> [Stated problem] Locate each line in the records containing "drawn". Copy it.

> [Entries]
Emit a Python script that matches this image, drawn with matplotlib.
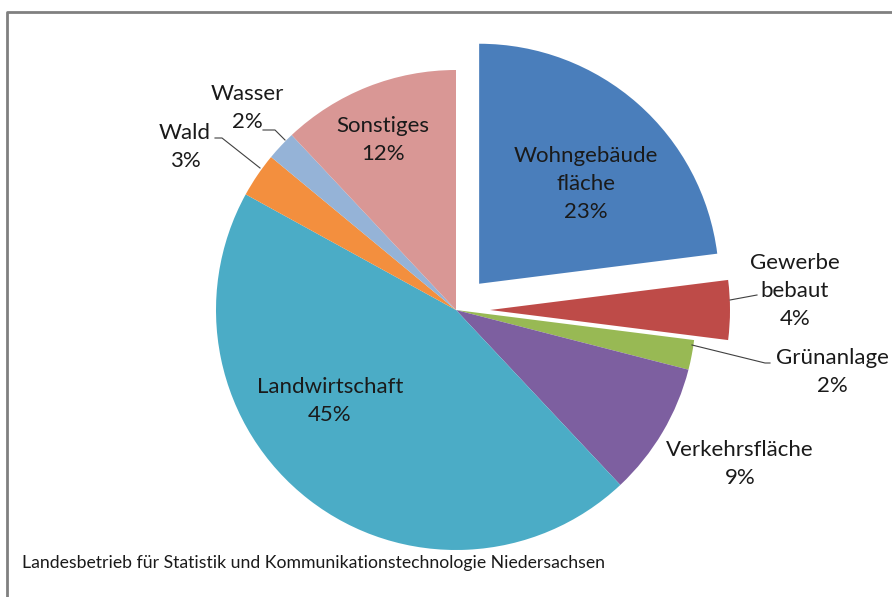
import matplotlib
matplotlib.use("Agg")
import matplotlib.pyplot as plt

categories = ["Wohngebäude\nfläche", "Gewerbe\nbebaut", "Grünanlage", "Verkehrsfläche",
              "Landwirtschaft", "Wald", "Wasser", "Sonstiges"]
values = [23, 4, 2, 9, 45, 3, 2, 12]
source = "Landesbetrieb für Statistik und Kommunikationstechnologie Niedersachsen"

colors = ["#4A7EBB", "#BE4B48", "#98B954", "#7D5FA0", "#4BACC6", "#F38F3E", "#95B3D7", "#D99795"]
explode_px = [35, 34, 0, 0, 0, 0, 0, 0]

W, H = 892, 597
fig = plt.figure(figsize=(W / 100, H / 100), dpi=100)
ax = fig.add_axes([0, 0, 1, 1])

def py(y):
    return H - y

cx, cy, r = 456, py(310), 240
wedges, _ = ax.pie(values, colors=colors, startangle=90, counterclock=False,
                   explode=explode_px, radius=r, center=(cx, cy), frame=True,
                   wedgeprops=dict(linewidth=0))
ax.set_xlim(0, W)
ax.set_ylim(0, H)
ax.set_aspect("equal")
ax.axis("off")

font = dict(family=["Lato", "DejaVu Sans"], color="#1a1a1a", fontsize=16)
pcts = [f"{v}%" for v in values]
# label positions (pixel coords, center of text block)
label_pos = [(586, 184), (795, 291), (832, 372), (740, 464),
             (330, 401), (185, 147), (247, 108), (383, 140)]
for lab, pct, (x, y) in zip(categories, pcts, label_pos):
    ax.text(x, py(y), lab + "\n" + pct, ha="center", va="center",
            linespacing=1.5, **font)

# leader lines
lc = dict(color="#404040", lw=0.8)
ax.plot([730, 757], [py(300), py(295)], **lc)
ax.plot([692, 765, 770], [py(345), py(363), py(363)], **lc)
ax.plot([285, 275, 263], [py(140), py(130), py(130)], **lc)
ax.plot([260, 222, 215], [py(168), py(138), py(138)], **lc)

ax.text(22, py(563), source, ha="left", va="center",
        family=["Lato", "DejaVu Sans"], fontsize=12.7, color="#1a1a1a")

# chart border
ax.plot([6.5, 6.5, W], [0, py(11.5), py(11.5)], color="#808080", lw=2, clip_on=False)

fig.savefig("out.png", dpi=100)
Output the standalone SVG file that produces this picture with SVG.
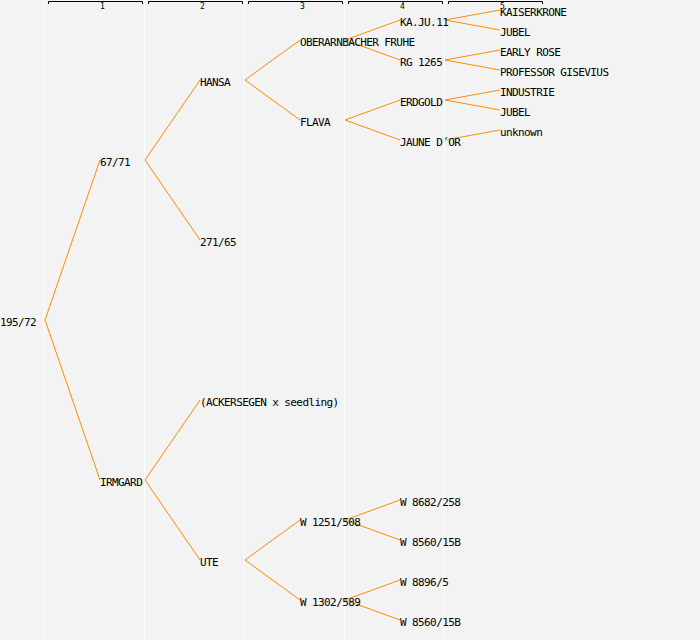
<svg xmlns="http://www.w3.org/2000/svg" width="700" height="640" viewBox="0 0 700 640">
<style>
.t{font-family:"DejaVu Sans Mono","Liberation Mono",monospace;font-size:11px;letter-spacing:-0.6px;fill:#000}
.h{font-family:"DejaVu Sans Mono","Liberation Mono",monospace;font-size:8px;fill:#000}
.c line,.c path{stroke:#ff8c00;stroke-width:1;fill:none}
.g{stroke:#fff;stroke-width:1}
.b{stroke:#000;stroke-width:1;fill:none}
</style>
<rect width="700" height="640" fill="#f3f3f3"/>
<g id="grid">
<line class="g" x1="44.5" y1="0" x2="44.5" y2="640"/>
<line class="g" x1="144.5" y1="0" x2="144.5" y2="640"/>
<line class="g" x1="244.5" y1="0" x2="244.5" y2="640"/>
<line class="g" x1="344.5" y1="0" x2="344.5" y2="640"/>
<line class="g" x1="444.5" y1="0" x2="444.5" y2="640"/>
</g>
<g id="header">
<path class="b" d="M48.5,4V1.5H142.5V4"/><text class="h" x="100" y="9">1</text>
<path class="b" d="M148.5,4V1.5H242.5V4"/><text class="h" x="200" y="9">2</text>
<path class="b" d="M248.5,4V1.5H342.5V4"/><text class="h" x="300" y="9">3</text>
<path class="b" d="M348.5,4V1.5H442.5V4"/><text class="h" x="400" y="9">4</text>
<path class="b" d="M448.5,4V1.5H542.5V4"/><text class="h" x="500" y="9">5</text>
</g>
<g class="c" id="connectors">
<path d="M100,160L45,320L100,480"/>
<path d="M200,80L145,160L200,240"/>
<path d="M200,400L145,480L200,560"/>
<path d="M300,40L245,80L300,120"/>
<path d="M300,520L245,560L300,600"/>
<path d="M400,20L345,40L400,60"/>
<path d="M400,100L345,120L400,140"/>
<path d="M400,500L345,520L400,540"/>
<path d="M400,580L345,600L400,620"/>
<path d="M500,10L445,20L500,30"/>
<path d="M500,50L445,60L500,70"/>
<path d="M500,90L445,100L500,110"/>
<path d="M445,140L500,130"/>
</g>
<g id="n_195_72"><text class="t" x="0" y="326">195/72</text></g>
<g id="n_67_71"><text class="t" x="100" y="166">67/71</text></g>
<g id="n_irmgard"><text class="t" x="100" y="486">IRMGARD</text></g>
<g id="n_hansa"><text class="t" x="200" y="86">HANSA</text></g>
<g id="n_271_65"><text class="t" x="200" y="246">271/65</text></g>
<g id="n_ackersegen"><text class="t" x="200" y="406">(ACKERSEGEN x seedling)</text></g>
<g id="n_ute"><text class="t" x="200" y="566">UTE</text></g>
<g id="n_oberarnbacher"><text class="t" x="300" y="46">OBERARNBACHER FRUHE</text></g>
<g id="n_flava"><text class="t" x="300" y="126">FLAVA</text></g>
<g id="n_w1251"><text class="t" x="300" y="526">W 1251/508</text></g>
<g id="n_w1302"><text class="t" x="300" y="606">W 1302/589</text></g>
<g id="n_kaju"><text class="t" x="400" y="26">KA.JU.11</text></g>
<g id="n_rg1265"><text class="t" x="400" y="66">RG 1265</text></g>
<g id="n_erdgold"><text class="t" x="400" y="106">ERDGOLD</text></g>
<g id="n_jaune"><text class="t" x="400" y="146">JAUNE D´OR</text></g>
<g id="n_w8682"><text class="t" x="400" y="506">W 8682/258</text></g>
<g id="n_w8560a"><text class="t" x="400" y="546">W 8560/15B</text></g>
<g id="n_w8896"><text class="t" x="400" y="586">W 8896/5</text></g>
<g id="n_w8560b"><text class="t" x="400" y="626">W 8560/15B</text></g>
<g id="n_kaiserkrone"><text class="t" x="500" y="16">KAISERKRONE</text></g>
<g id="n_jubel1"><text class="t" x="500" y="36">JUBEL</text></g>
<g id="n_earlyrose"><text class="t" x="500" y="56">EARLY ROSE</text></g>
<g id="n_gisevius"><text class="t" x="500" y="76">PROFESSOR GISEVIUS</text></g>
<g id="n_industrie"><text class="t" x="500" y="96">INDUSTRIE</text></g>
<g id="n_jubel2"><text class="t" x="500" y="116">JUBEL</text></g>
<g id="n_unknown"><text class="t" x="500" y="136">unknown</text></g>
</svg>
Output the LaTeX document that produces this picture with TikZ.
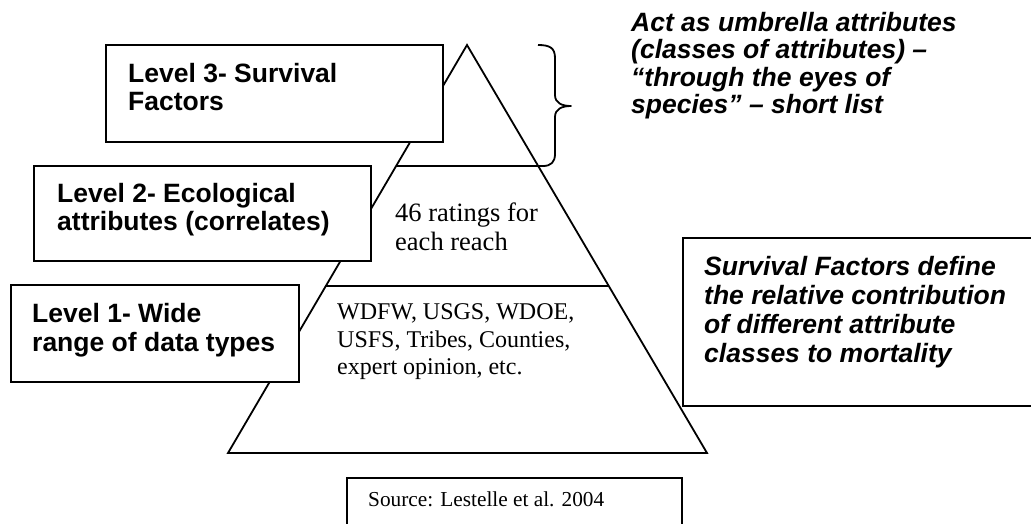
\documentclass[tikz,border=0pt]{standalone}
\usepackage{fontspec}
\setmainfont{Liberation Serif}
\newfontfamily\arialfont{Liberation Sans}
\begin{document}
\begin{tikzpicture}[x=1pt,y=-1pt,
  boxstyle/.style={draw, line width=2pt, fill=white, inner sep=0pt, outer sep=0pt, anchor=north west},
  lbl/.style={anchor=base west, inner sep=0pt, font=\arialfont\bfseries\fontsize{26.5}{28}\selectfont},
  ital/.style={anchor=base west, inner sep=0pt, font=\arialfont\bfseries\itshape\fontsize{26.5}{28}\selectfont},
  serifbig/.style={anchor=base west, inner sep=0pt, font=\fontsize{26.5}{29}\selectfont},
  serifmid/.style={anchor=base west, inner sep=0pt, font=\fontsize{24}{27}\selectfont},
  serifsmall/.style={anchor=base west, inner sep=0pt, font=\fontsize{21.3}{24}\selectfont},
  tri/.style={line width=1.8pt, line join=miter}]
\useasboundingbox (0,0) rectangle (1031,523);
\clip (0,0) rectangle (1031,523);
\fill[white] (0,0) rectangle (1031,523);

% pyramid
\coordinate (apex) at (467,45);
\coordinate (bl) at (228,453);
\coordinate (br) at (707,453);
\coordinate (l2l) at (396,166);
\coordinate (l1l) at (326,286);
\coordinate (l1r) at (608,286);
\draw[tri] (apex) -- (bl) -- (br) -- cycle;
\draw[tri] (l1l) -- (l1r);

% brace with lower arm forming the level-2 line
\coordinate (bt) at (538,45);
\coordinate (btip) at (571,106);
\draw[tri, line join=round] (bt) .. controls (550,45) and (555,48) .. (555,58)
  -- (555,95) .. controls (555,103) and (562,106) .. (btip)
  .. controls (562,106) and (555,109) .. (555,117)
  -- (555,154) .. controls (555,162) and (551,166) .. (543,166) -- (l2l);

% level boxes
\node[boxstyle, minimum width=337pt, minimum height=97pt] (b3) at (106,45) {};
\node[boxstyle, minimum width=337pt, minimum height=95pt] (b2) at (34,166) {};
\node[boxstyle, minimum width=288pt, minimum height=97pt] (b1) at (11,285) {};
\node[boxstyle, minimum width=420pt, minimum height=168pt] (sf) at (683,238) {};
\node[boxstyle, minimum width=335pt, minimum height=80pt] (src) at (347,478) {};

% texts in level boxes
\node[lbl] (t3a) at (128,82) {Level 3- Survival};
\node[lbl] (t3b) at (128,110) {Factors};
\node[lbl] (t2a) at (57,202) {Level 2- Ecological};
\node[lbl] (t2b) at (57,230) {attributes (correlates)};
\node[lbl] (t1a) at (32,322) {Level 1- Wide};
\node[lbl] (t1b) at (32,351) {range of data types};

% pyramid texts
\node[serifbig] (r1) at (395,221) {46 ratings for};
\node[serifbig] (r2) at (395,250) {each reach};
\node[serifmid] (w1) at (337,319) {WDFW, USGS, WDOE,};
\node[serifmid] (w2) at (337,347) {USFS, Tribes, Counties,};
\node[serifmid] (w3) at (337,374) {expert opinion, etc.};

% italic notes
\node[ital] (u1) at (631,31) {Act as umbrella attributes};
\node[ital] (u2) at (631,58.5) {(classes of attributes) –};
\node[ital] (u3) at (631,86) {“through the eyes of};
\node[ital] (u4) at (631,113.5) {species” – short list};

\node[ital] (s1) at (704,275) {Survival Factors define};
\node[ital] (s2) at (704,304) {the relative contribution};
\node[ital] (s3) at (704,333) {of different attribute};
\node[ital] (s4) at (704,362) {classes to mortality};

% source
\node[serifsmall] (srct) at (368,506) {Source: Lestelle et al. 2004};
\end{tikzpicture}
\end{document}
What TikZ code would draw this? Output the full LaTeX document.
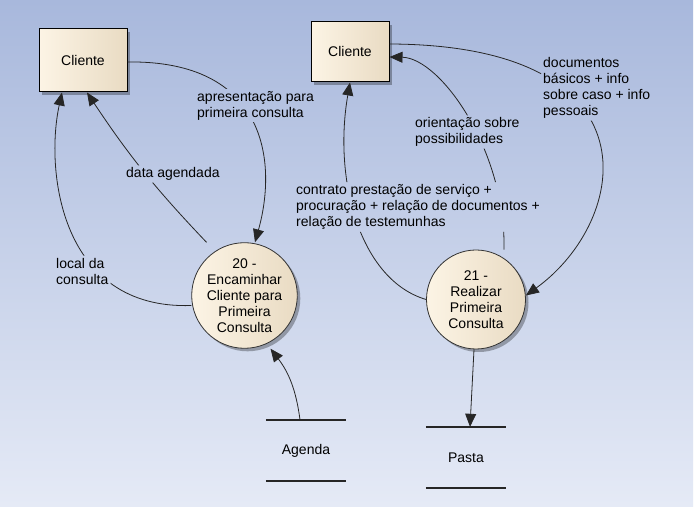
\documentclass[tikz,border=0pt]{standalone}
\usepackage{fontspec}
\setmainfont{Liberation Sans}
\usetikzlibrary{arrows.meta, shadows}
\definecolor{bgtop}{RGB}{168,184,220}
\definecolor{bgbot}{RGB}{229,234,246}
\definecolor{boxlight}{RGB}{252,244,229}
\definecolor{boxdark}{RGB}{233,219,195}
\tikzset{
  >={Triangle[length=13pt,width=11pt]}, % big filled arrow heads
  every node/.style={font=\fontsize{14}{16}\selectfont},
  flow/.style={->, draw=black!85, line width=0.8pt}, % a data flow
  shade box/.style={left color=boxlight, right color=boxdark,
    drop shadow={shadow xshift=3pt, shadow yshift=-3pt, fill=black, opacity=0.3}},
  entity/.style={draw, line width=1pt, shade box}, % external entity
  process/.style={circle, draw=black!80, line width=0.8pt, inner sep=0pt, align=center, shade box},
  store/.style={minimum width=80pt, minimum height=61pt, inner sep=0pt}, % data store
  storeline/.style={line width=1.6pt, draw=black!85},
  lbl/.style={inner sep=2pt, align=left, anchor=west}, % flow label
}

\begin{document}
\begin{tikzpicture}[x=1pt, y=1pt]
  \useasboundingbox (0,0) rectangle (696,-510);
  \fill[white] (0,0) rectangle (696,-510);
  \shade[top color=bgtop, bottom color=bgbot] (0,0) rectangle (693,-506);

  \node[entity, minimum width=88pt, minimum height=63pt] (cli1) at (83,-60.5) {Cliente};
  \node[entity, minimum width=78pt, minimum height=60pt] (cli2) at (350,-52) {Cliente};
  \node[process, minimum size=102pt] (p20) at (244.5,-295.5) {20 -\\Encaminhar\\Cliente para\\Primeira\\Consulta};
  \node[process, minimum size=99pt] (p21) at (476,-299.5) {21 -\\Realizar\\Primeira\\Consulta};
  \node[store] (agenda) at (306,-450.5) {Agenda};
  \node[store] (pasta) at (466,-457.5) {Pasta};
  \draw[storeline] (agenda.north west) -- (agenda.north east) (agenda.south west) -- (agenda.south east);
  \draw[storeline] (pasta.north west) -- (pasta.north east) (pasta.south west) -- (pasta.south east);

  % labels first, the flows are cut out under them
  \node[lbl] (lapres) at (195,-105.5) {apresentação para\\primeira consulta};
  \node[lbl] (ldata) at (124,-174) {data agendada};
  \node[lbl] (llocal) at (54,-271) {local da\\consulta};
  \node[lbl] (lcontr) at (294,-207) {contrato prestação de serviço +\\procuração + relação de documentos +\\relação de testemunhas};
  \node[lbl] (lorient) at (413,-132) {orientação sobre\\possibilidades};
  \node[lbl] (ldocs) at (541,-88) {documentos\\básicos + info\\sobre caso + info\\pessoais};

  \begin{scope}[even odd rule]
    \clip (0,0) rectangle (696,-510)
      (lapres.south west) rectangle (lapres.north east)
      (ldata.south west) rectangle (ldata.north east)
      (llocal.south west) rectangle (llocal.north east)
      (lcontr.south west) rectangle (lcontr.north east)
      (lorient.south west) rectangle (lorient.north east)
      (ldocs.south west) rectangle (ldocs.north east);

    % left part
    \draw[flow] ([yshift=-1.5pt]cli1.east) .. controls (265,-60) and (278,-160) .. ([xshift=10.5pt]p20.north);
    \draw[flow] ([xshift=-38pt]p20.north) to[bend left=5] ([xshift=4pt]cli1.south);
    \draw[flow] ([yshift=-10pt]p20.west) .. controls (60,-310) and (45,-170) .. ([xshift=-21pt]cli1.south);
    \draw[flow] ([xshift=-6pt]agenda.north) to[bend right=15] ([xshift=26pt]p20.south);

    % right part
    \draw[flow] (p21.west) .. controls (360,-280) and (333,-180) .. (cli2.south);
    \draw[flow] ([xshift=28pt]p21.north) .. controls (506,-150) and (440,-58) .. ([yshift=-5pt]cli2.east);
    \draw[flow] ([yshift=8pt]cli2.east) .. controls (660,-45) and (630,-220) .. ([yshift=4pt]p21.east);
    \draw[flow] ([xshift=-2pt]p21.south) -- ([xshift=4pt]pasta.north);
  \end{scope}
\end{tikzpicture}
\end{document}
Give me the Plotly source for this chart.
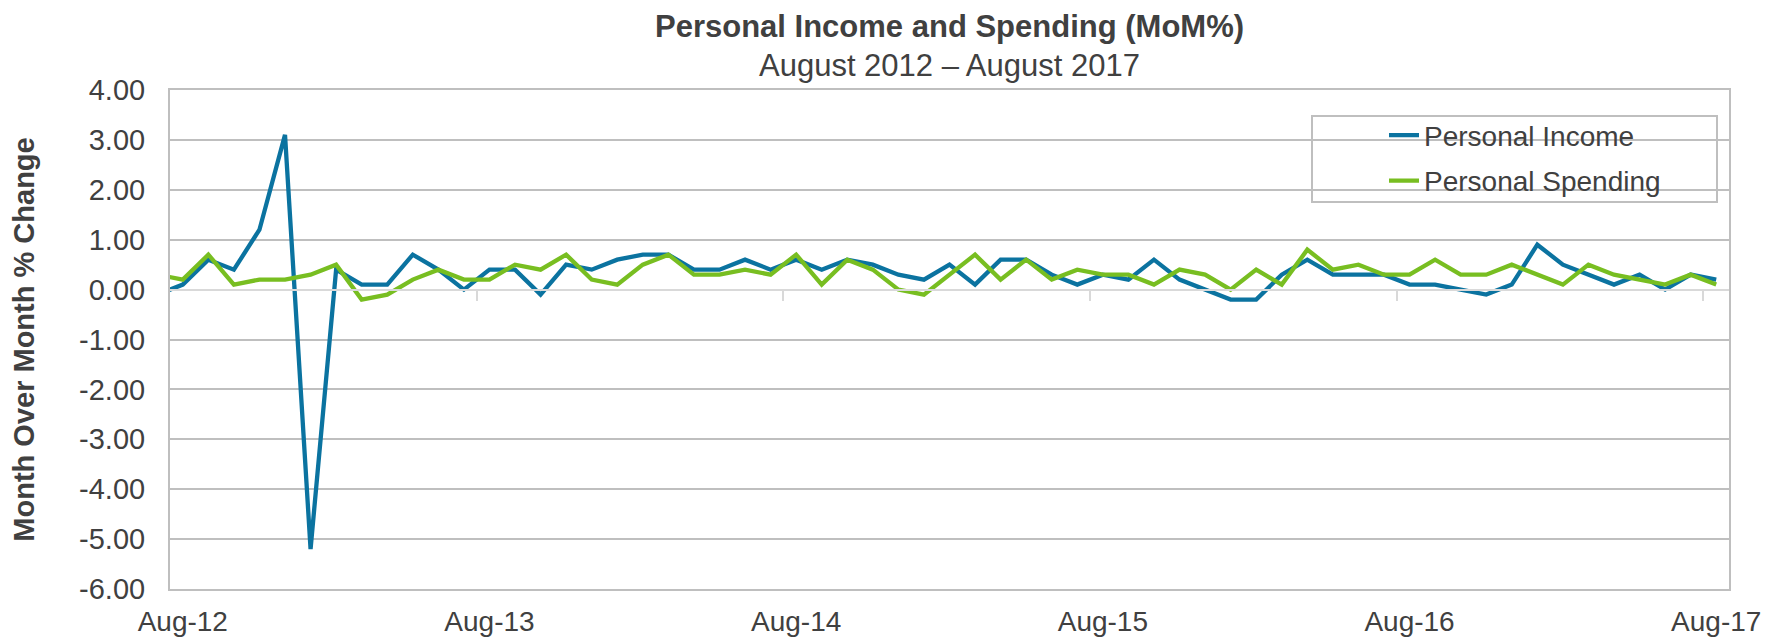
import pandas as pd
import plotly.graph_objects as go

# Monthly labels, Jul-12 .. Aug-17 (Jul-12 sits just left of the axis and is clipped)
months = [d.strftime("%b-%y") for d in pd.date_range("2012-07-01", "2017-08-01", freq="MS")]

personal_income = [
    -0.1, 0.1, 0.6, 0.4, 1.2, 3.1, -5.2, 0.4, 0.1, 0.1, 0.7, 0.4, 0.0,
    0.4, 0.4, -0.1, 0.5, 0.4, 0.6, 0.7, 0.7, 0.4, 0.4, 0.6, 0.4,
    0.6, 0.4, 0.6, 0.5, 0.3, 0.2, 0.5, 0.1, 0.6, 0.6, 0.3, 0.1,
    0.3, 0.2, 0.6, 0.2, 0.0, -0.2, -0.2, 0.3, 0.6, 0.3, 0.3, 0.3,
    0.1, 0.1, 0.0, -0.1, 0.1, 0.9, 0.5, 0.3, 0.1, 0.3, 0.0, 0.3, 0.2,
]
personal_spending = [
    0.3, 0.2, 0.7, 0.1, 0.2, 0.2, 0.3, 0.5, -0.2, -0.1, 0.2, 0.4, 0.2,
    0.2, 0.5, 0.4, 0.7, 0.2, 0.1, 0.5, 0.7, 0.3, 0.3, 0.4, 0.3,
    0.7, 0.1, 0.6, 0.4, 0.0, -0.1, 0.3, 0.7, 0.2, 0.6, 0.2, 0.4,
    0.3, 0.3, 0.1, 0.4, 0.3, 0.0, 0.4, 0.1, 0.8, 0.4, 0.5, 0.3,
    0.3, 0.6, 0.3, 0.3, 0.5, 0.3, 0.1, 0.5, 0.3, 0.2, 0.1, 0.3, 0.1,
]
tick_labels = ["Aug-12", "Aug-13", "Aug-14", "Aug-15", "Aug-16", "Aug-17"]
y_ticks = [-6, -5, -4, -3, -2, -1, 0, 1, 2, 3, 4]

# position of each month, Aug-12 = 0
pos = [i - 1 for i in range(len(months))]
tick_pos = [months.index(t) - 1 for t in tick_labels]
boundary_pos = [p - 0.5 for p in tick_pos[1:]]

TEXT = "#404040"
GRID = "#bfbfbf"
FONT = "Liberation Sans, Arial, sans-serif"

fig = go.Figure()

fig.add_trace(go.Scatter(
    x=pos, y=personal_income, name="Personal Income", mode="lines",
    line=dict(color="#0B73A0", width=4.3), legendgroup="a",
))
fig.add_trace(go.Scatter(
    x=pos, y=personal_spending, name="Personal Spending", mode="lines",
    line=dict(color="#78BE21", width=4.3), legendgroup="b",
))
# empty trace so the zero-crossing axis (x2) gets drawn
fig.add_trace(go.Scatter(x=[], y=[], xaxis="x2", showlegend=False, hoverinfo="skip"))

# the page body has an 8px margin, so the figure is 8px smaller than the window
fig.update_layout(
    width=1775, height=633,
    margin=dict(l=162, r=54, t=82, b=52, autoexpand=False),
    plot_bgcolor="white", paper_bgcolor="white",
    font=dict(family=FONT, size=28, color=TEXT),
    showlegend=True,
    legend=dict(
        x=(1384 - 170) / 1559, y=0.959, xanchor="left", yanchor="top",
        bgcolor="rgba(0,0,0,0)", borderwidth=0,
        font=dict(size=28, color=TEXT), tracegroupgap=6,
    ),
    xaxis=dict(
        range=[-0.5, 60.5], tickmode="array", tickvals=tick_pos, ticktext=tick_labels,
        showgrid=False, zeroline=False, ticks="", ticklabelstandoff=6, automargin=False,
        showline=True, linecolor=GRID, linewidth=2, mirror=True,
        tickfont=dict(size=28, color=TEXT),
    ),
    # axis line with tick marks crossing at zero
    xaxis2=dict(
        range=[-0.5, 60.5], overlaying="x", anchor="free", position=0.6,
        tickmode="array", tickvals=boundary_pos, ticks="outside", ticklen=10,
        tickwidth=2, tickcolor="#d9d9d9", showticklabels=False, automargin=False,
        showgrid=False, zeroline=False, showline=True, linecolor="#d9d9d9", linewidth=2,
    ),
    yaxis=dict(
        range=[-6, 4], tickmode="array", tickvals=y_ticks,
        ticktext=[f"{v:.2f}" for v in y_ticks], automargin=False,
        showgrid=True, gridcolor=GRID, gridwidth=1.5,
        zeroline=True, zerolinecolor="#d9d9d9", zerolinewidth=2,
        showline=True, linecolor=GRID, linewidth=2, mirror=True,
        ticks="", ticklabelstandoff=17,
        tickfont=dict(size=29, color=TEXT),
        title=dict(text="<b>Month Over Month % Change</b>", font=dict(size=29, color=TEXT), standoff=36),
    ),
    annotations=[
        dict(text="<b>Personal Income and Spending (MoM%)</b>", xref="paper", yref="paper",
             x=0.5, y=1 + 63 / 499, xanchor="center", yanchor="middle", showarrow=False,
             font=dict(size=31, color=TEXT)),
        dict(text="August 2012 \u2013 August 2017", xref="paper", yref="paper",
             x=0.5, y=1 + 25 / 499, xanchor="center", yanchor="middle", showarrow=False,
             font=dict(size=31, color=TEXT)),
    ],
    shapes=[
        # legend frame
        dict(type="rect", xref="paper", yref="paper",
             x0=(1312 - 170) / 1559, x1=(1717 - 170) / 1559,
             y0=(589.3 - 202) / 499.3, y1=(589.3 - 116) / 499.3,
             line=dict(color=GRID, width=2), fillcolor="white", layer="below"),
    ],
)

fig.write_html("out.html")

> [Finished exercise]
Emit a Python script that matches this image, drawn with matplotlib.
# empty trace so the zero-crossing axis (x2) gets drawn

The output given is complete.